Oral glucose tolerance test (OGTT)

Figure 8 illustrates that blood glucose of untreated type 2 diabetic (D0) was significantly higher than that of normal control (NC) at zero (P ≤ 0.01), 30 (P ≤ 0.001), 60 (P ≤ 0.001), 90 (P ≤ 0.001) and 120 (P ≤ 0.001). Conversely, blood glucose of glibenclamide-treated type 2 diabetic (GD) was significantly lower than that of untreated type 2 diabetic at 30 (P ≤ 0.05), 60 (P ≤ 0.001), 90 (P ≤ 0.001) and 120 (P ≤ 0.001). However, blood glucose of low dose carob-treated (CS500) and high dose carob-treated (CS1000) was significantly lower than that of untreated type 2 diabetic at 90 (P ≤ 0.01 and P ≤ 0.001, respectively) and 120 min (P ≤ 0.001 and P ≤ 0.001, respectively).

Biochemistry and hemostatic assessment index of STZ-NAD diabetic animal model

Table 6 showed that total protein of glibenclamide-treated type 2 diabetic (GD) and high dose carob-treated (CS1000) was significantly higher than that of untreated type 2 diabetic (D0) (P ≤ 0.01 and P ≤ 0.01, respectively). On the other hand, serum amylase of untreated type 2 diabetic was significantly lower than that of normal control (NC) (P ≤ 0.001), glibenclamide-treated type 2 diabetic ( P ≤ 0.001), low dose carob-treated (CS500) (P ≤ 0.001) and high dose carob-treated (P ≤ 0.001). Serum FBG of untreated type 2 diabetic was higher than that of normal control (P ≤ 0.001), while serum FBG of glibenclamide-treated type 2 diabetic and high dose carob-treated was significantly lower than that of untreated type 2 diabetic (P ≤ 0.001 and P ≤ 0.001, respectively).
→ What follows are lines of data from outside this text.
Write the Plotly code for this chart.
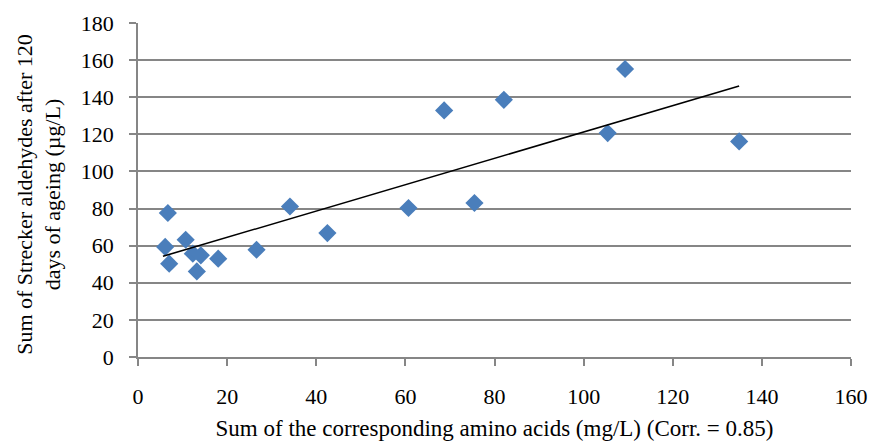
import numpy as np
import plotly.graph_objects as go

# sum of amino acids (mg/L) vs sum of Strecker aldehydes (ug/L)
amino = [6.7, 6.1, 7.0, 10.7, 12.3, 13.2, 14.1, 18.0, 26.6, 34.1, 42.5,
         60.7, 68.7, 75.5, 82.1, 105.4, 109.3, 134.9]
aldehydes = [77.6, 59.3, 50.3, 63.2, 55.7, 46.1, 54.8, 53.0, 57.8, 81.1, 66.8,
             80.3, 132.9, 83.0, 138.6, 120.7, 155.2, 116.2]

# linear trendline (as in the Excel chart)
slope, icpt = np.polyfit(amino, aldehydes, 1)
tx = [5.6, max(amino)]
ty = [slope * v + icpt for v in tx]

serif = "Liberation Serif, Times New Roman, serif"
gray = "#868686"

fig = go.Figure()
fig.add_trace(go.Scatter(
    x=amino, y=aldehydes, mode="markers",
    marker=dict(symbol="diamond", size=14, color="#4A7EBB"),
    showlegend=False))
fig.add_trace(go.Scatter(
    x=tx, y=ty, mode="lines",
    line=dict(color="#000000", width=1.5),
    showlegend=False))

fig.update_layout(
    width=870, height=441,
    margin=dict(l=138, r=19, t=23, b=84),
    paper_bgcolor="white", plot_bgcolor="white",
    font=dict(family=serif, size=22, color="#000000"),
    xaxis=dict(range=[0, 160], dtick=20, showgrid=False, zeroline=False,
               automargin=False,
               showline=True, linecolor=gray, linewidth=1.5,
               ticks="outside", tickcolor=gray, ticklen=7, tickwidth=1.5,
               ticklabelstandoff=12,
               tickfont=dict(family=serif, size=22, color="#000000"),
               title=dict(text="Sum of the corresponding amino acids (mg/L) (Corr. = 0.85)",
                          font=dict(family=serif, size=23), standoff=12)),
    yaxis=dict(range=[0, 180], dtick=20, showgrid=True, gridcolor=gray, gridwidth=1.5,
               zeroline=False, automargin=False,
               showline=True, linecolor=gray, linewidth=1.5,
               ticks="outside", tickcolor=gray, ticklen=7, tickwidth=1.5,
               ticklabelstandoff=11,
               tickfont=dict(family=serif, size=22, color="#000000")),
)

# y title as a rotated annotation so it can sit close to the tick labels
fig.add_annotation(
    text="Sum of Strecker aldehydes after 120<br>days of ageing (µg/L)",
    xref="paper", yref="paper", x=-0.14, y=0.486,
    xanchor="center", yanchor="middle", textangle=-90, showarrow=False,
    font=dict(family=serif, size=22, color="#000000"))

# drop the default body margin so the chart fills the window exactly
fig.write_html("out.html", config={"displayModeBar": False},
               post_script="document.body.style.margin='0';")
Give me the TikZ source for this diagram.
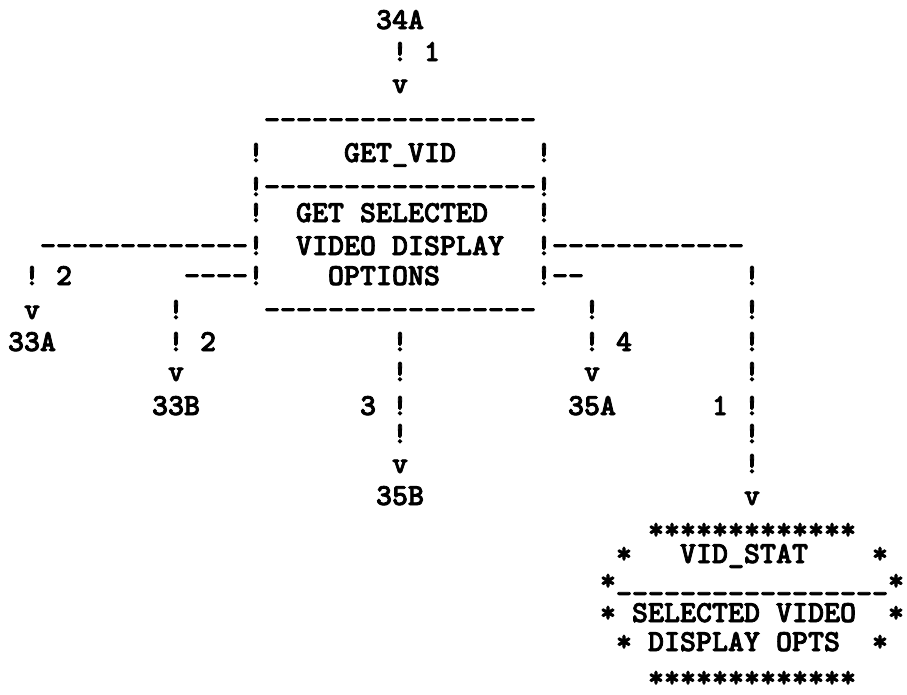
\documentclass[tikz,border=0pt]{standalone}
\usepackage{fontspec}
\setmonofont{lmmonolt10-bold.otf}[FakeBold=2.6]
\begin{document}
\begin{tikzpicture}[x=1pt,y=-1pt,
  asc/.style={anchor=base west, inner sep=0pt, outer sep=0pt,
    font=\ttfamily\fontsize{30.48pt}{32pt}\selectfont}]
\useasboundingbox (0,0) rectangle (907,694);
\foreach \c/\b/\t [count=\i] in {
  22/29/34A,
  23/61/!, 25/61/1,
  23/93/v,
  15/129/-----------------,
  14/162/!, 20/162/GET\_VID, 32/162/!,
  14/196/!-----------------!,
  14/222/!, 17/222/GET SELECTED, 32/222/!,
  1/255/-------------!, 17/255/VIDEO DISPLAY, 32/255/!------------,
  0/285/!, 2/285/2, 10/285/----!, 19/285/OPTIONS, 32/285/!--, 45/285/!,
  0/319/v, 9/319/!, 15/319/-----------------, 35/319/!, 45/319/!,
  -1/351/33A, 9/351/!, 11/351/2, 23/351/!, 35/351/!, 37/351/4, 45/351/!,
  9/381/v, 23/381/!, 35/381/v, 45/381/!,
  8/415/33B, 21/415/3, 23/415/!, 34/415/35A, 43/415/1, 45/415/!,
  23/443/!, 45/443/!,
  23/473/v, 45/473/!,
  22/505/35B, 45/505/v,
  39/539/*************,
  37/563/*, 41/563/VID\_STAT, 53/563/*,
  36/590/*\_\_\_\_\_\_\_\_\_\_\_\_\_\_\_\_\_*,
  36/622/*, 38/622/SELECTED VIDEO, 54/622/*,
  37/651/*, 39/651/DISPLAY OPTS, 53/651/*,
  39/687/*************}
{
  \node[asc] (t\i) at ({24+16*\c},\b) {\t};
}
\end{tikzpicture}
\end{document}
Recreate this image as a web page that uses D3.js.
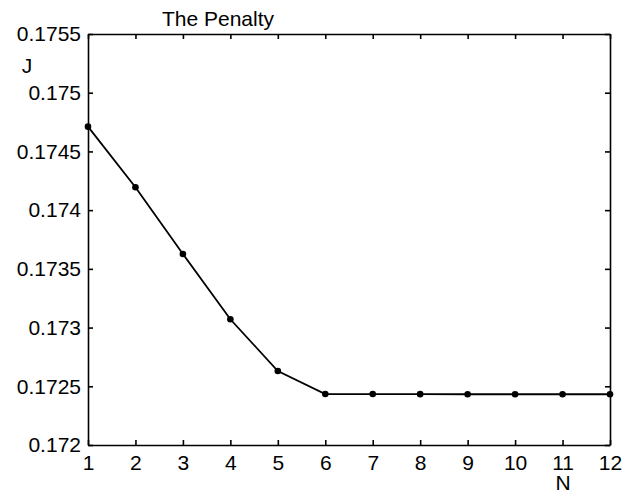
<!DOCTYPE html>
<html>
<head>
<meta charset="utf-8">
<script src="https://cdn.jsdelivr.net/npm/d3@7"></script>
<style>
    body { margin: 0; background: #fff; }
    svg { display: block; }
    .axis text { font-family: "Liberation Sans", Arial, sans-serif; font-size: 21px; fill: #000; }
    .axis path, .axis line { stroke: #000; stroke-width: 1.6; }
    .label { font-family: "Liberation Sans", Arial, sans-serif; font-size: 21px; fill: #000; }
</style>
</head>
<body>
<script>

// Data
var nValues = [1, 2, 3, 4, 5, 6, 7, 8, 9, 10, 11, 12];
var penalty = [0.174711, 0.174195, 0.173627, 0.173071, 0.172630, 0.172434,
               0.172434, 0.172433, 0.172432, 0.172432, 0.172432, 0.172432];
var yTicks = [0.172, 0.1725, 0.173, 0.1735, 0.174, 0.1745, 0.175, 0.1755];
var yTickLabels = ["0.172", "0.1725", "0.173", "0.1735", "0.174", "0.1745", "0.175", "0.1755"];

/*
 * Draws the line plot
 */

function linePlot() {

    // Dimensions of the figure
    var svgWidth = 632;
    var svgHeight = 495;

    // Plot box edges
    var left = 88;
    var right = 610;
    var top = 34;
    var bottom = 445;

    const svg = d3.select("body").append("svg")
        .attr("width", svgWidth)
        .attr("height", svgHeight);

    // Scaling functions
    const xScale = d3.scaleLinear()
        .domain([1, 12])
        .range([left, right]);

    const yScale = d3.scaleLinear()
        .domain([0.172, 0.1755])
        .range([bottom, top]);

    // Bottom axis
    svg.append("g")
        .attr("class", "axis")
        .attr("transform", `translate(0, ${bottom})`)
        .call(d3.axisBottom(xScale)
            .tickValues(nValues)
            .tickFormat(d3.format("d"))
            .tickSizeInner(-5)
            .tickSizeOuter(0)
            .tickPadding(10));

    // Top axis (ticks only)
    svg.append("g")
        .attr("class", "axis")
        .attr("transform", `translate(0, ${top})`)
        .call(d3.axisTop(xScale)
            .tickValues(nValues)
            .tickFormat("")
            .tickSizeInner(-5)
            .tickSizeOuter(0));

    // Left axis
    svg.append("g")
        .attr("class", "axis")
        .attr("transform", `translate(${left}, 0)`)
        .call(d3.axisLeft(yScale)
            .tickValues(yTicks)
            .tickFormat(function(d, i) { return yTickLabels[i]; })
            .tickSizeInner(-5)
            .tickSizeOuter(0)
            .tickPadding(7));

    // Right axis (ticks only)
    svg.append("g")
        .attr("class", "axis")
        .attr("transform", `translate(${right}, 0)`)
        .call(d3.axisRight(yScale)
            .tickValues(yTicks)
            .tickFormat("")
            .tickSizeInner(-5)
            .tickSizeOuter(0));

    // The line
    var line = d3.line()
        .x(function(d, i) { return xScale(nValues[i]); })
        .y(function(d) { return yScale(d); });

    svg.append("path")
        .datum(penalty)
        .attr("d", line)
        .attr("fill", "none")
        .attr("stroke", "#000")
        .attr("stroke-width", 1.8);

    // The markers
    svg.selectAll(".point")
        .data(penalty)
        .enter()
        .append("circle")
        .attr("class", "point")
        .attr("cx", function(d, i) { return xScale(nValues[i]); })
        .attr("cy", function(d) { return yScale(d); })
        .attr("r", 3.3)
        .attr("fill", "#000");

    // Title and labels
    svg.append("text")
        .attr("class", "label")
        .attr("x", 218)
        .attr("y", 26)
        .attr("text-anchor", "middle")
        .text("The Penalty");

    svg.append("text")
        .attr("class", "label")
        .attr("x", 27)
        .attr("y", 73)
        .attr("text-anchor", "middle")
        .text("J");

    svg.append("text")
        .attr("class", "label")
        .attr("x", 563)
        .attr("y", 490)
        .attr("text-anchor", "middle")
        .text("N");
};

linePlot();

</script>
</body>
</html>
However, only insulin of untreated type 2 diabetic was less than that of normal control (P ≤ 0.001). In addition, HOMA-B of untreated type 2 diabetic was significantly less than that of normal control (P ≤ 0.001), glibenclamide-treated type 2 diabetic (P ≤ 0.001), low dose carob-treated (P ≤ 0.05) and high dose carob-treated (P ≤ 0.01), while HOMA-S and HOMA-IR showed a non-significant difference.

Histopathology of STZ-NAD diabetic animal model

Figure 9 showed that histological examination of pancreatic tissues exhibited that normoglycemic untreated rats (A) showed a normal tissue morphological configuration and a larger islet (indicated by red arrow) with high number of β-cells (indicated by yellow arrow), while the untreated type 2 diabetic (B) had the smallest islet and structural malformation with lowest number of β-cells. The high dose carob-treated (E), low dose carob-treated (D) and glibenclamide-treated type 2 diabetic (C) groups had comparatively larger islets with some abnormal structure and higher numbers of β-cells were observed as compared to the untreated type 2 diabetic rats (B).